_Directive:_
Among the entries below, one stretch runs from the line that contains "Emit a web page" through the line that contains "const captionShiftY = [8, 6, 0, 4];". Repeat that stretch exactly, ends included, and only that.

====== Input rows

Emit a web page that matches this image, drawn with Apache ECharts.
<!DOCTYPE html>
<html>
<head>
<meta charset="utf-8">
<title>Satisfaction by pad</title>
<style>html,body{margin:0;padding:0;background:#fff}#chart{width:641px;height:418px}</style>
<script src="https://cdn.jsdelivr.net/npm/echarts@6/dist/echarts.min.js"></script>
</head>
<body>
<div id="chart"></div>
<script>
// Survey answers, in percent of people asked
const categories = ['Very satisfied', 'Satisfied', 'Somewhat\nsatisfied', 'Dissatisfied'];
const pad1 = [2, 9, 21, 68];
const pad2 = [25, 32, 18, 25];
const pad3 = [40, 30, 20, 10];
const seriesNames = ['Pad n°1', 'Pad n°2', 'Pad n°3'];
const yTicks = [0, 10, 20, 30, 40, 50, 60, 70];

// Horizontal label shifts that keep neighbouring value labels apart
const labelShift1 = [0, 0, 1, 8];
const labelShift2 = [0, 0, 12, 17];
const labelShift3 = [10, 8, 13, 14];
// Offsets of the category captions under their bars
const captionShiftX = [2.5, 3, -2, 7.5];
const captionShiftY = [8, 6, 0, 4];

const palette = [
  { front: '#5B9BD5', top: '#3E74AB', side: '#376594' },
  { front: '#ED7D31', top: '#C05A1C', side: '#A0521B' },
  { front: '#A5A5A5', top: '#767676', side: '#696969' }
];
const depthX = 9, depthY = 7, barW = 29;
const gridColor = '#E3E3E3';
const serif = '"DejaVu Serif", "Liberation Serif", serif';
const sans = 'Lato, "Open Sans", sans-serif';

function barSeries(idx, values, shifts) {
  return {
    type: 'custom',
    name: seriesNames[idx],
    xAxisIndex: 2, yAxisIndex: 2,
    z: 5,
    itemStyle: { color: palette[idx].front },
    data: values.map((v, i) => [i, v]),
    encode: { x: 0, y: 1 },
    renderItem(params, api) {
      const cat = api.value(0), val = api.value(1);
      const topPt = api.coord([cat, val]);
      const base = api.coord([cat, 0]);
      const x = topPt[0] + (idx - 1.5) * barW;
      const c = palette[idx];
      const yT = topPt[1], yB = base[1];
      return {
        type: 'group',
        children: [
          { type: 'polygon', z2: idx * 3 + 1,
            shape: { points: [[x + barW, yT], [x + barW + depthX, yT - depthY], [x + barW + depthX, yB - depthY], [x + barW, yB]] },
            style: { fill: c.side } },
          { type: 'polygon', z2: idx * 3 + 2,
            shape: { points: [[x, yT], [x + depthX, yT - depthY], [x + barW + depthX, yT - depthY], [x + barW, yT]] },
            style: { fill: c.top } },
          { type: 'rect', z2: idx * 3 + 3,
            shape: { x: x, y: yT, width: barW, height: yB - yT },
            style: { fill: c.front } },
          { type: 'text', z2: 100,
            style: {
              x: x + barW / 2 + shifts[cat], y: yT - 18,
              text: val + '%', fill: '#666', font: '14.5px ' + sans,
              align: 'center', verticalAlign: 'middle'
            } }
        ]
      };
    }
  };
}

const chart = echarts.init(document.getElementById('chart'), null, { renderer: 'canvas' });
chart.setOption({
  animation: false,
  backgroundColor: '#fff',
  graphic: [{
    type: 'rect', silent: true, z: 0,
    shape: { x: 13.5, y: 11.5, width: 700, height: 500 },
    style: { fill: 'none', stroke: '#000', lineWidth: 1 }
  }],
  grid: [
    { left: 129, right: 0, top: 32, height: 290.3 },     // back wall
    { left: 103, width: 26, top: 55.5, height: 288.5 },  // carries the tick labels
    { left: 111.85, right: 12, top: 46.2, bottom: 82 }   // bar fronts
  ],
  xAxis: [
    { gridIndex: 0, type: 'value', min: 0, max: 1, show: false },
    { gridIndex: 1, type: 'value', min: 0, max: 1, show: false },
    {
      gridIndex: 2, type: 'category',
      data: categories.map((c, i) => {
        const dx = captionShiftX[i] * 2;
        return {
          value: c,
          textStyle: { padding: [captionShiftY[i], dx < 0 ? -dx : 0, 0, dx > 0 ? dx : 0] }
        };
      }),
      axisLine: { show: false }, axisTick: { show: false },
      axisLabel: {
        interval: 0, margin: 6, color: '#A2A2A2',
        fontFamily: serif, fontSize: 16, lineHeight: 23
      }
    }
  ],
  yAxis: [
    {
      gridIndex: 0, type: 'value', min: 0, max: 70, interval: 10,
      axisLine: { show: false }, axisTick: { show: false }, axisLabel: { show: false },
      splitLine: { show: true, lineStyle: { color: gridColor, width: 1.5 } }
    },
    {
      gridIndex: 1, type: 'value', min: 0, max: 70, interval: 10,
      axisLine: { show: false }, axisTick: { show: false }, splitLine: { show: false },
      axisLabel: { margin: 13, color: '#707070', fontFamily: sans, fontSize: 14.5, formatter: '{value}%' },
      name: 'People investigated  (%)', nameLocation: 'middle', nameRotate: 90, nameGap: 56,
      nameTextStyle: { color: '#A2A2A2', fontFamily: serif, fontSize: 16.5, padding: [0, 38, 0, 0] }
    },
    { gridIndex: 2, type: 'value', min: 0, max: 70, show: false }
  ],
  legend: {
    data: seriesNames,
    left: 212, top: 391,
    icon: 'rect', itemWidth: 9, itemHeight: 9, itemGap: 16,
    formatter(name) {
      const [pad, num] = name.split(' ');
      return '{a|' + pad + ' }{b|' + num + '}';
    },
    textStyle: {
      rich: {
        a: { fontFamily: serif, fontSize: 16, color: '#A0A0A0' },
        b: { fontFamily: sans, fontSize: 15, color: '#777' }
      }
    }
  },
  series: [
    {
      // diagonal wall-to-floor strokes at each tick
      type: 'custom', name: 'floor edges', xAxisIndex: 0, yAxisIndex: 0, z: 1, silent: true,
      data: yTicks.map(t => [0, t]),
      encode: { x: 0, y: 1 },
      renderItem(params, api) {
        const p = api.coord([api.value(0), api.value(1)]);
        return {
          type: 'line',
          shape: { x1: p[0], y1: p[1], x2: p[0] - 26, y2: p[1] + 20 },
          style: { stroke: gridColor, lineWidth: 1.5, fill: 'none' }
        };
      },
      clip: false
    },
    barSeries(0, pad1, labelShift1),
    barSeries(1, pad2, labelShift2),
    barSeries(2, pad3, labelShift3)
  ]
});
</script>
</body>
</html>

============
====== Input rows

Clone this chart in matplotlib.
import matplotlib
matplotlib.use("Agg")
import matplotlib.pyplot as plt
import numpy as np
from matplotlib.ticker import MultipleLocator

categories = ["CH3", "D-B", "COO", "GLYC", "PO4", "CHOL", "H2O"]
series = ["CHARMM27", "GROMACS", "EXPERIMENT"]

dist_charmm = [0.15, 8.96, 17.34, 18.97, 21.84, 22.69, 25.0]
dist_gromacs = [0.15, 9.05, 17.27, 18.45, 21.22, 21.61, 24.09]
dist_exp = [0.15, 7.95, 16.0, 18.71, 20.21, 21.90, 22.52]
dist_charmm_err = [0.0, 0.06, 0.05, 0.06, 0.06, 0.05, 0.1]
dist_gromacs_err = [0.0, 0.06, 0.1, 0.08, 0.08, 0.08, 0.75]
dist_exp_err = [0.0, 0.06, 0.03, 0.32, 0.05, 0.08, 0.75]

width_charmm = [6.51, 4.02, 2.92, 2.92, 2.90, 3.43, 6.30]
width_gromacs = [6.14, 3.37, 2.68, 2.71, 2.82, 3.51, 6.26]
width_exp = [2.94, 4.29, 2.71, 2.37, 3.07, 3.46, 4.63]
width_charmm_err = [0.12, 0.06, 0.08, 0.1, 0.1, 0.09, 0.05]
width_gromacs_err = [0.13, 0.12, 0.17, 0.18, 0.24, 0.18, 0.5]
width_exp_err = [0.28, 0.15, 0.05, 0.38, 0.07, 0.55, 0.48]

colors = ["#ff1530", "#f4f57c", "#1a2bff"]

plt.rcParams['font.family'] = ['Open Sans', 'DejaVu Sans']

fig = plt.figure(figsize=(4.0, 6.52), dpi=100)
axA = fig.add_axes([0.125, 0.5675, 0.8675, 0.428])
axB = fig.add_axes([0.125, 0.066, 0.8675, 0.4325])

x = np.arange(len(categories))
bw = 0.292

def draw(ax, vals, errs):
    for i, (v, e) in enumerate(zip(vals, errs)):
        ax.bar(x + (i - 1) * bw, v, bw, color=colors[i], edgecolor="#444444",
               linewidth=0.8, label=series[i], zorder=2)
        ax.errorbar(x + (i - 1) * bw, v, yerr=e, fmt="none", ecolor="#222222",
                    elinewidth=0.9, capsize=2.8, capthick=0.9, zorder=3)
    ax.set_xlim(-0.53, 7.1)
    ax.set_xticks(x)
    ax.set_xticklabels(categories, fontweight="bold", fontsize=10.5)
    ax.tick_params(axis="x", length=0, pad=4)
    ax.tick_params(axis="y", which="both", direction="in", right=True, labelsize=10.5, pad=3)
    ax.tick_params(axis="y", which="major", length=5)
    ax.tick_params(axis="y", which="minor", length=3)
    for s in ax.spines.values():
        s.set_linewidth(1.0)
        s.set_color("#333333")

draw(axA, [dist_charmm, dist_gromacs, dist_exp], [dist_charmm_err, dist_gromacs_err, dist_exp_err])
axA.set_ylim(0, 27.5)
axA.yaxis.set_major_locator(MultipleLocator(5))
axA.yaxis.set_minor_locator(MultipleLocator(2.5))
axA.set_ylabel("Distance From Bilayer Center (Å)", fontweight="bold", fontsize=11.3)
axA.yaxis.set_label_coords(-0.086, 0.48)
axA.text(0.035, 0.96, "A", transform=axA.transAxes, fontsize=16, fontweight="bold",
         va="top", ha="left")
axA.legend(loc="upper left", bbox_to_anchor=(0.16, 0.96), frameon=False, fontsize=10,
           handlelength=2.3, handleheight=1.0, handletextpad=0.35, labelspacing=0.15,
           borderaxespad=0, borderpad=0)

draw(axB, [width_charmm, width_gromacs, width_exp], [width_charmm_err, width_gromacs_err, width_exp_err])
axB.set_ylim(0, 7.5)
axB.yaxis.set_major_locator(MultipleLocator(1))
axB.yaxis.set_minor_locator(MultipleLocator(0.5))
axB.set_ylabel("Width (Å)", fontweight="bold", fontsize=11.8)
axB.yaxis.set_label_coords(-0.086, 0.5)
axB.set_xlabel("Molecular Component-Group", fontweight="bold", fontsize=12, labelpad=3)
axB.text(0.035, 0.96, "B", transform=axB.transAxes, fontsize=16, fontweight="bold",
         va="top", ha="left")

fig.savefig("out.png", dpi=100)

============
====== Input rows

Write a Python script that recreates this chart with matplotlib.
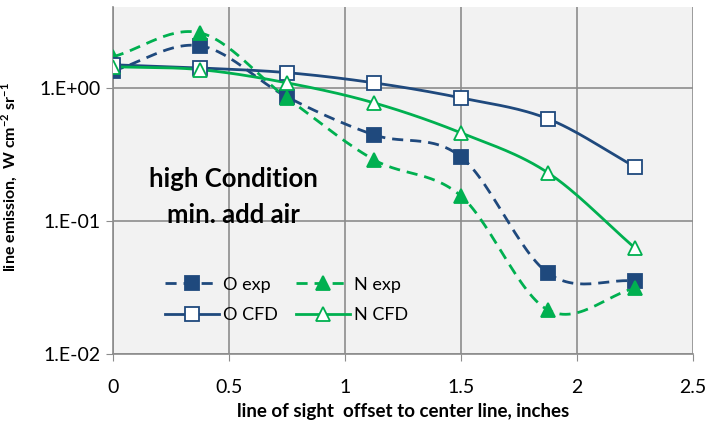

============

_Answer below:_
Emit a web page that matches this image, drawn with Apache ECharts.
<!DOCTYPE html>
<html>
<head>
<meta charset="utf-8">
<title>Satisfaction by pad</title>
<style>html,body{margin:0;padding:0;background:#fff}#chart{width:641px;height:418px}</style>
<script src="https://cdn.jsdelivr.net/npm/echarts@6/dist/echarts.min.js"></script>
</head>
<body>
<div id="chart"></div>
<script>
// Survey answers, in percent of people asked
const categories = ['Very satisfied', 'Satisfied', 'Somewhat\nsatisfied', 'Dissatisfied'];
const pad1 = [2, 9, 21, 68];
const pad2 = [25, 32, 18, 25];
const pad3 = [40, 30, 20, 10];
const seriesNames = ['Pad n°1', 'Pad n°2', 'Pad n°3'];
const yTicks = [0, 10, 20, 30, 40, 50, 60, 70];

// Horizontal label shifts that keep neighbouring value labels apart
const labelShift1 = [0, 0, 1, 8];
const labelShift2 = [0, 0, 12, 17];
const labelShift3 = [10, 8, 13, 14];
// Offsets of the category captions under their bars
const captionShiftX = [2.5, 3, -2, 7.5];
const captionShiftY = [8, 6, 0, 4];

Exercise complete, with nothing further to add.